Last year, federal energy regulators ruled that Colorado cooperative utility Delta-Montrose Electric Authority could procure power outside of its contract with its generation and transmission power provider. The contract limited DMEA’s self-generation to 5 percent.

The generation and transmission (G&T) cooperative, Tri-State, was not happy. It then filed with FERC to recoup lost revenue through a fee to distribution co-ops like DMEA.

FERC denied Tri-State its request to impose that fee in a recent meeting, noting that such a move would undo the commission's previous ruling that electric co-ops like DMEA can indeed buy power from any qualified facility under the Public Utility Regulatory Policies Act of 1978.

“[The ruling] could also lead to serious local economic development, as renewable facilities locate to the area to take advantage of our abundant renewable resources in Delta and Montrose counties,” DMEA CEO Jasen Bronec said in a statement.

DMEA is not alone. Many distribution co-ops are in contracts similar to the one DMEA had with Tri-State that limit self-generation. There are more than 900 electric cooperatives in the U.S., and many are seeking to build out more local, renewable energy, often at the expense of G&T cooperatives that serve them. There are currently 177 megawatts of cooperative solar on-line and another 375 megawatts in the pipeline.

According to the Rocky Mountain Institute (RMI), the community-scale solar market for municipal and cooperative utilities could exceed 10 gigawatts through 2020. GTM Research has estimated that the total U.S. community solar market will reach 500 gigawatts by 2020.

Currently, co-ops account for about a quarter of operating community solar, according to GTM Research. Now that self-generation caps have been lifted by FERC, RMI estimates it will open up a potential 400-gigawatt cooperative solar market. While most of the renewable energy for co-ops will likely be solar, some will also come from small-scale hydro and wind.

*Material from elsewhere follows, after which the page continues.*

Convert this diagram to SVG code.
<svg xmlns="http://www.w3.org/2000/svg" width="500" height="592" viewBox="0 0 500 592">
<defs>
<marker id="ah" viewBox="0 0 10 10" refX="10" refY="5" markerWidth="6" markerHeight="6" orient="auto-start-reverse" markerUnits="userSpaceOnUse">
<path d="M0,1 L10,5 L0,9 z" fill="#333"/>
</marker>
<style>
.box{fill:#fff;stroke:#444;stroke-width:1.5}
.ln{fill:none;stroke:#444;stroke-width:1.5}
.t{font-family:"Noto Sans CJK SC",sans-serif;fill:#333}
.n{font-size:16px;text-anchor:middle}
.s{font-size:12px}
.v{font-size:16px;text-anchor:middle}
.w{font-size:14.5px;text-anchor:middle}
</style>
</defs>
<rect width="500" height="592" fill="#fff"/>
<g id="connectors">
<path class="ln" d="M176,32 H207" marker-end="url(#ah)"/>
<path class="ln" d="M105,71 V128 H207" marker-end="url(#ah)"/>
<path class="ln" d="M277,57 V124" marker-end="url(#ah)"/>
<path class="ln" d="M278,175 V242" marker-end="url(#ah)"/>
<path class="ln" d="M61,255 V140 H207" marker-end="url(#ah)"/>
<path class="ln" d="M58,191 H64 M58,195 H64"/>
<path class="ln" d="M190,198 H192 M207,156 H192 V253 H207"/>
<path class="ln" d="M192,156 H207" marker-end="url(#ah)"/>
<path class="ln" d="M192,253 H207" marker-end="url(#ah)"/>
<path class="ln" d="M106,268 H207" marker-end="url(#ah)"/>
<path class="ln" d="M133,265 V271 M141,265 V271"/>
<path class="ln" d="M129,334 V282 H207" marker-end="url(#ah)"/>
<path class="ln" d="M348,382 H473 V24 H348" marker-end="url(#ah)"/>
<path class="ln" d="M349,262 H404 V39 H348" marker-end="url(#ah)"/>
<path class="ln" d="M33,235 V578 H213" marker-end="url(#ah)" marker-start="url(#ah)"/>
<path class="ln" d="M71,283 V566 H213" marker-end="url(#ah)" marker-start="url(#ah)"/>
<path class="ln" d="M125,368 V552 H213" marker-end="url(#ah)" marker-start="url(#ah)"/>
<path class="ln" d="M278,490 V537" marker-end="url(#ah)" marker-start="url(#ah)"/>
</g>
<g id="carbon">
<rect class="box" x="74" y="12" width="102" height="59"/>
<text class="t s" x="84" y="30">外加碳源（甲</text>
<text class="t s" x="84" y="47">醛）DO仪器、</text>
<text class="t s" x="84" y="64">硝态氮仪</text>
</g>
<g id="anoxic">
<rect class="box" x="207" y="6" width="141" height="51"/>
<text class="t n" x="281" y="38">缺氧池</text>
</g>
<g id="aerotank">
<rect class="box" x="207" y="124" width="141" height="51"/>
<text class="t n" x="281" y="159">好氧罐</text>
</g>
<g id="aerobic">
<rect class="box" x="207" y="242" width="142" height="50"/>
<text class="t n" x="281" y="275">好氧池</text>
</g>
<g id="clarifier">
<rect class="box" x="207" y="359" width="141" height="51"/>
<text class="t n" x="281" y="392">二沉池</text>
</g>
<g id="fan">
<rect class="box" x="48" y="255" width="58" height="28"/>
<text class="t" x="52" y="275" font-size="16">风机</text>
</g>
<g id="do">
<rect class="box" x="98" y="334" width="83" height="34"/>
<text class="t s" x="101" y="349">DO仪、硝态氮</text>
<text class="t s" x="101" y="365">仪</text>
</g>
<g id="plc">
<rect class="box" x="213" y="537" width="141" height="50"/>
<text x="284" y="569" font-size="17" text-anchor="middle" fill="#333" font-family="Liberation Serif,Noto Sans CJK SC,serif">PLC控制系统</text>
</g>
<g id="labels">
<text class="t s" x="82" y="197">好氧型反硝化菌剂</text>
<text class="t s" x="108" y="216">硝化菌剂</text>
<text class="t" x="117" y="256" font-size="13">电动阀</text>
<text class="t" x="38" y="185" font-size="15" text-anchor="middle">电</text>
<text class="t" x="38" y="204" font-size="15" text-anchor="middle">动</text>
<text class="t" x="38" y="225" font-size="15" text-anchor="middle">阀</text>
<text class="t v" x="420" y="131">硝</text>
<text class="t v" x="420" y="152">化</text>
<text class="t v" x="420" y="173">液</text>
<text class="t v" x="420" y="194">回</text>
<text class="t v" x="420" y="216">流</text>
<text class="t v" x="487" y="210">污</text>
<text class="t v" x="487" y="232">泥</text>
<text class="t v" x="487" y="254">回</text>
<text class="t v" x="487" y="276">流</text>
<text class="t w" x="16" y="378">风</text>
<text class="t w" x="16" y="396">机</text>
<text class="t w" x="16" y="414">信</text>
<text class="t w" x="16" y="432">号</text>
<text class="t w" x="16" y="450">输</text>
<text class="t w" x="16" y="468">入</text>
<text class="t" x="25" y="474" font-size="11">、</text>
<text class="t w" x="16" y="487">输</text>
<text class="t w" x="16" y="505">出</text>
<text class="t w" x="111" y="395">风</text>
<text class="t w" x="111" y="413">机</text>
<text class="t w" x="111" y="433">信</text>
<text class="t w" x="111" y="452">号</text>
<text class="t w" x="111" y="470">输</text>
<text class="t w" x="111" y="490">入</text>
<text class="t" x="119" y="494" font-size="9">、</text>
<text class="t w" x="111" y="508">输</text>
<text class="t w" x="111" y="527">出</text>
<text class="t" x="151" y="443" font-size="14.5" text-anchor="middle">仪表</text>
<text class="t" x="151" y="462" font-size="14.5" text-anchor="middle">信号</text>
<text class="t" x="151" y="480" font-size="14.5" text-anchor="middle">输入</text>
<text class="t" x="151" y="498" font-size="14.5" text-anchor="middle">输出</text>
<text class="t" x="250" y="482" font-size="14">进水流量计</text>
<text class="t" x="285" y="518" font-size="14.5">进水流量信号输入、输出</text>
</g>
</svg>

Even if a fraction of that gets built, it will put significant pressure on the G&T cooperatives. “This ruling will most likely be a wake-up call for G&T providers to scale up procurement of solar on behalf of distribution co-ops, now that there's the risk of developers pitching projects directly to their co-op members,” said Cory Honeyman, associate director of U.S. solar at GTM Research.  

In Texas, for example, Pedernales Electric Cooperative, one of the largest cooperatives in the U.S., is building up to 15 megawatts of solar power in its territory. The projects will help offset peak power prices, but each site will only produce up to 998 kilowatts, just short of the 1-megawatt threshold that would require Pedernales to pay increased transmission fees and put it under the jurisdiction of ERCOT's wholesale generation requirements.

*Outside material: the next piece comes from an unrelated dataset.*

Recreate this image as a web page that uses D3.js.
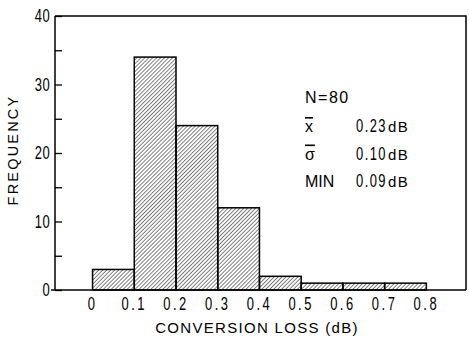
<!DOCTYPE html>
<html>
<head>
<meta charset="utf-8">
<script src="https://cdn.jsdelivr.net/npm/d3@7"></script>
<style>
  html, body { margin: 0; padding: 0; background: #fff; }
  .num { font-family: "Liberation Sans", Arial, sans-serif; }
  .lbl { font-family: "Liberation Sans", Arial, sans-serif; }
</style>
</head>
<body>
<div class="chart"></div>
<script>
// histogram of conversion loss
const binEdges = [0, 0.1, 0.2, 0.3, 0.4, 0.5, 0.6, 0.7, 0.8];
const frequency = [3, 34, 24, 12, 2, 1, 1, 1];
const xTickLabels = ["0", "0.1", "0.2", "0.3", "0.4", "0.5", "0.6", "0.7", "0.8"];
const yTicks = [0, 5, 10, 15, 20, 25, 30, 35, 40];
const yTickLabels = [0, 10, 20, 30, 40];
const statNames = ["x", "σ", "MIN"];
const statValues = ["0.23", "0.10", "0.09"];
const sampleLabel = "N=80";

const width = 469, height = 342;
const frame = { left: 55, right: 466, top: 16, bottom: 290 };
const narrow = 0.72; // horizontal squeeze for the condensed digits

const svg = d3.select(".chart").append("svg")
    .attr("width", width)
    .attr("height", height);

const x = d3.scaleLinear()
    .domain([-0.09, 0.895])
    .range([frame.left, frame.right]);

const y = d3.scaleLinear()
    .domain([0, 40])
    .range([frame.bottom, frame.top]);

// hatch pattern
svg.append("defs").append("pattern")
    .attr("id", "hatch")
    .attr("patternUnits", "userSpaceOnUse")
    .attr("width", 2.8)
    .attr("height", 2.8)
    .attr("patternTransform", "rotate(45)")
    .append("line")
    .attr("x1", 0).attr("y1", 0)
    .attr("x2", 0).attr("y2", 2.8)
    .attr("stroke", "#000")
    .attr("stroke-width", 1);

const bins = frequency.map((f, i) => ({ x0: binEdges[i], x1: binEdges[i + 1], f }));

svg.append("g")
    .selectAll("rect")
    .data(bins)
    .join("rect")
    .attr("x", d => x(d.x0))
    .attr("y", d => y(d.f))
    .attr("width", d => x(d.x1) - x(d.x0))
    .attr("height", d => y(0) - y(d.f))
    .attr("fill", "url(#hatch)")
    .attr("stroke", "#000")
    .attr("stroke-width", 1.5);

// frame: top and right edges
svg.append("path")
    .attr("d", `M${frame.left},${frame.top}H${frame.right}V${frame.bottom}`)
    .attr("fill", "none")
    .attr("stroke", "#000")
    .attr("stroke-width", 1.5);

// y axis, ticks pointing inward
const yAxis = svg.append("g")
    .attr("transform", `translate(${frame.left},0)`)
    .call(d3.axisRight(y).tickValues(yTicks).tickSize(7).tickFormat(""));
yAxis.select(".domain").attr("d", `M0,${frame.top}V${frame.bottom}`).attr("stroke-width", 1.5);
yAxis.selectAll(".tick line").attr("stroke-width", 1.3);

svg.append("g")
    .selectAll("text")
    .data(yTickLabels)
    .join("text")
    .attr("class", "num")
    .attr("transform", d => `translate(50,${y(d)}) scale(${narrow},1)`)
    .attr("dy", "0.36em")
    .attr("text-anchor", "end")
    .attr("font-size", 18)
    .attr("letter-spacing", 0.5)
    .text(d => d);

// x axis baseline without ticks
svg.append("line")
    .attr("x1", frame.left - 4).attr("x2", frame.right)
    .attr("y1", y(0)).attr("y2", y(0))
    .attr("stroke", "#000")
    .attr("stroke-width", 1.5);

svg.append("g")
    .selectAll("text")
    .data(binEdges)
    .join("text")
    .attr("class", "num")
    .attr("transform", d => `translate(${x(d)},310) scale(${narrow},1)`)
    .attr("text-anchor", "middle")
    .attr("font-size", 18)
    .attr("letter-spacing", 3.5)
    .text((d, i) => xTickLabels[i]);

// axis titles
svg.append("text")
    .attr("class", "lbl")
    .attr("x", 257)
    .attr("y", 333)
    .attr("text-anchor", "middle")
    .attr("font-size", 15)
    .attr("letter-spacing", 1.3)
    .text("CONVERSION LOSS (dB)");

svg.append("text")
    .attr("class", "lbl")
    .attr("transform", "translate(18,150) rotate(-90)")
    .attr("text-anchor", "middle")
    .attr("font-size", 14.5)
    .attr("letter-spacing", 2.2)
    .text("FREQUENCY");

// statistics legend
svg.append("text")
    .attr("class", "lbl")
    .attr("x", 305)
    .attr("y", 103)
    .attr("font-size", 16)
    .attr("letter-spacing", 1.5)
    .text(sampleLabel);

const rowY = d3.scaleLinear().domain([0, 2]).range([132, 187]);

const rows = svg.append("g")
    .selectAll("g")
    .data(statNames)
    .join("g")
    .attr("transform", (d, i) => `translate(0,${rowY(i)})`);

rows.append("text")
    .attr("class", "lbl")
    .attr("x", 305)
    .attr("font-size", 16)
    .attr("text-decoration", (d, i) => i < 2 ? "overline" : null)
    .text(d => d);

rows.append("text")
    .attr("class", "num")
    .attr("transform", `translate(356,0) scale(${narrow},1)`)
    .attr("font-size", 18)
    .attr("letter-spacing", 2)
    .text((d, i) => statValues[i]);

rows.append("text")
    .attr("class", "lbl")
    .attr("x", 388)
    .attr("font-size", 15)
    .attr("letter-spacing", 1.5)
    .text("dB");
</script>
</body>
</html>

“This FERC ruling is a clear sign that generation and transmission providers will need to work collaboratively with member co-ops toward a cleaner, more distributed energy future,” Rocky Mountain Institute’s Kevin Brehm wrote in a blog post. That can happen. RMI points to Wisconsin’s Dairyland Power as an example of a G&T co-op that is investing in 15 megawatts of community solar to better serve its distribution co-op members.

Smaller distributed solar projects for co-ops can move along faster, since they do not have to meet the requirements of larger projects tied into regional transmission grids. That’s a benefit for both G&T and distribution co-ops.

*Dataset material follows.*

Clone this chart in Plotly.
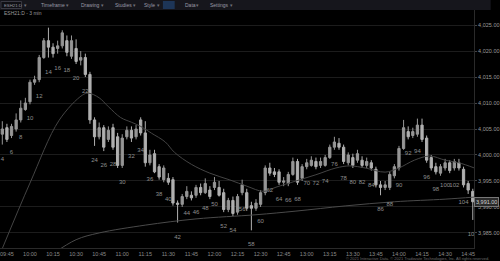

“Smaller projects can be better absorbed by the local distribution system, they can be located adjacent to substations -- minimizing the need for infrastructure upgrades, and by dispersing projects throughout the system, we diversify weather conditions,” Craig Harmes, business development manager at Dairyland, told RMI. “Most importantly, consumers of member co-ops prefer distributed systems because they like to know that their renewable energy is local.”